Closed-loop methods involve continuous monitoring and feedback to ensure synchronization. Beyond the well-known phase-locked loop (PLL) techniques, closed-loop methods may also include adaptive notch filters [3] and feedback mechanisms that adjust to real-time grid conditions changes. These approaches are more complex but provide superior accuracy and reliability against grid disturbances.

A hierarchical classification is shown below, providing a non-exhaustive list of the different open and closed-loop grid synchronization techniques.

In general, closed-loop methods, particularly PLL-based techniques, are preferred for their precision, robustness, and relatively simple implementation.

PLL-based methods

The three most commonly used types of PLL in three-phase systems are the SRF-PLL and two of its derivatives. These improved derivatives, namely the Double Decoupled SRF-PLL (DDSRF) and the Decoupled SOGI-PLL (DSOGI), offer enhanced robustness against unbalanced conditions due to their positive sequence estimation carried out in the stationary reference frame (αβ) or the rotating reference frame (dq).

The image below illustrates the potential modifications that can be made to the SRF-PLL to estimate the positive sequence and filter out harmonics.

SRF-PLL

This PLL is the fundamental type used in grid synchronization methods. It is simple and effective under normal operating conditions but can lose accuracy when disturbances occur. For more detailed information about this PLL, including its implementation in Simulink and PLECS, please refer to the SRF-PLL page.

DDSRF-PLL

This PLL is a modified SRF-PLL designed to decouple positive and negative sequences in the synchronous reference frame (dq). This enhancement improves the accuracy of parameter estimation under unbalanced grid voltage conditions. More detailed information about this PLL, including its implementation in Simulink and PLECS, can be found in DDSRF-PLL.

DSOGI-PLL

This PLL is a modified SRF-PLL that can estimate both positive and negative sequences in the stationary reference frame (αβ) while also filtering high and low-frequency distortions. An additional modification, the Multiple SOGI, further enhances its ability to target specific harmonic filtering. More detailed information about this PLL, including its implementation in Simulink and PLECS, can be found in MSOGI-PLL.
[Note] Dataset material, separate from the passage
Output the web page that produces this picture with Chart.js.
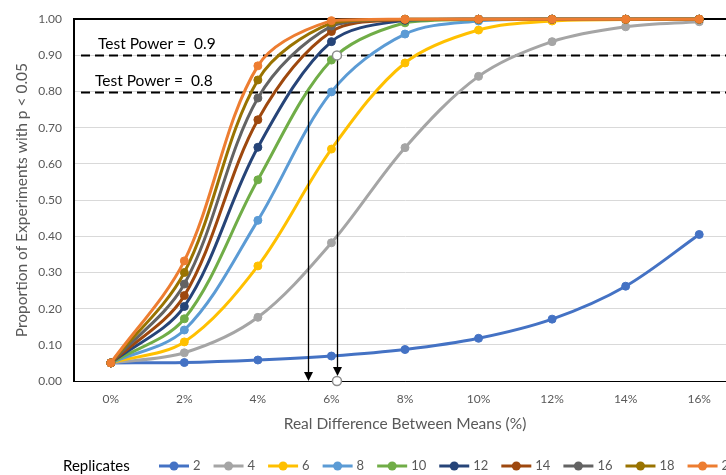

Performance evaluation of grid synchronization methods during disturbed conditions

The three PLLs mentioned above will be compared to observe their responses under disturbed conditions. For benchmarking purposes, disturbances will include i) a 60° phase jump, ii) a 2 Hz frequency jump, iii) 5th harmonic distortion with an amplitude of 0.1 p.u., and iv) a phase-to-phase fault in the grid.

Experimental results

To test these grid synchronization methods, a grid emulator is used to replicate specific conditions, as these cannot be reproduced on a real grid. Here, the grid emulator and the grid-tied inverter are physically implemented on two TPI 8032 in a back-to-back configuration. This arrangement allows for the safe and reliable reproduction of disturbed conditions but also to test the grid synchronization methods from an independent device.
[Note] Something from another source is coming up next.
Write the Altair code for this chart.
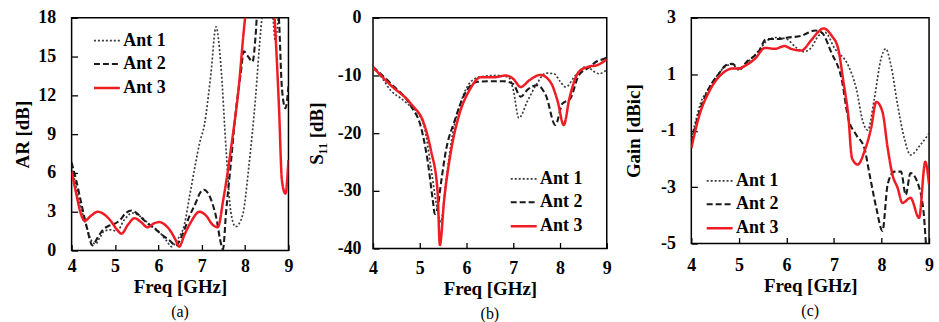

The experimental setup used for conducting these tests is presented below :

Using this experimental setup, along with the downloadable files from the (DD)SRF-PLL and (M)SOGI-PLL pages, the obtained experimental results are displayed in the following graphs.
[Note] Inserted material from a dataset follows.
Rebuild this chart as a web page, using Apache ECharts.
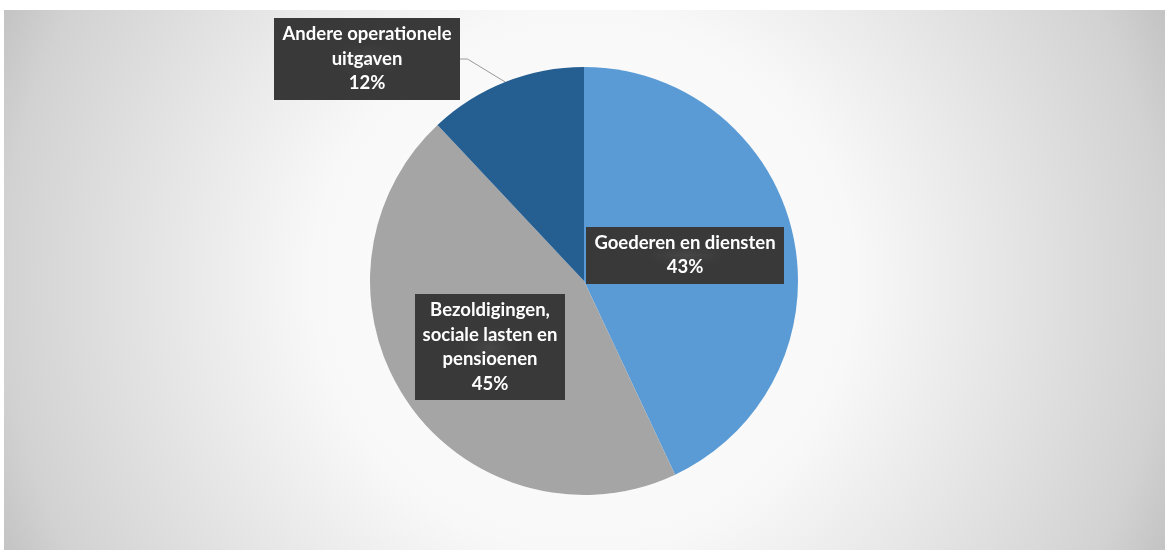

During single events such as a phase or frequency step, the three analyzed PLLs exhibit similar frequency and phase responses. However, the MSOGI-PLL suffers from a slightly longer settling time and larger overshoot during frequency steps. This is because SOGI filters utilize frequency feedback, unlike other PLLs.

Under unbalanced conditions, the basic SRF-PLL shows significant distortion in the phase and frequency estimates. The (M)SOGI-PLL and DDSRF-PLL do not exhibit this drawback, because they effectively reject the negative sequence, hence relying solely on the positive sequence for the phase and frequency estimation.

Finally, in the presence of harmonic distortion, the DDSRF and SRF PLLs show similarly distorted responses, as adding a decoupling stage does not affect the harmonics filtering. The MSOGI-PLL naturally behaves as a band-pass filter and includes a SOGI filter tuned to the 5th harmonic, further attenuating this specific harmonic.

In conclusion, the MSOGI-PLL satisfactorily mitigates a broader range of distortions over the DDSRF-PLL while maintaining a relatively simple implementation. An enhancement of the DDSRF-PLL that enables the decoupling of the zero, positive, and negative sequences, as well as harmonic attenuation, exists under the name HIHDO-PLL [4]. However, its implementation is considerably more complex.

Academic references

[1] H.S. Kamil, D.M. Said and M.W. Mustafa, “Recent advances in phase-locked loop based synchronization methods for inverter-based renewable energy sources,” Indonesian Journal of Electrical Engineering and Computer Science, vol. 18, no. 1, pp. 1-8, April 2020.

[2] H. Ahmed, S. Biricik and M. Benbouzid, “Linear Kalman Filter-Based Grid Synchronization Technique: An Alternative Implementation,” in IEEE Transactions on Industrial Informatics, vol. 17, no. 6, pp. 3847-3856, June 2021.

[3] D. Yazdani, A. Bakhshai, G. Joos and M. Mojiri, “A Nonlinear Adaptive Synchronization Techniquefor Grid-Connected Distributed Energy Sources,” in IEEE Transactions on Power Electronics, vol. 23, no. 4, pp. 2181-2186, July 2008

[4] Ali, Z., Christofides, N., Hadjidemetriou, L. and Kyriakides, “Design of an advanced PLL for accurate phase angle extraction under grid voltage HIHs and DC offset,” IET Power Electronics, vol. 11, no. 6, April 2018.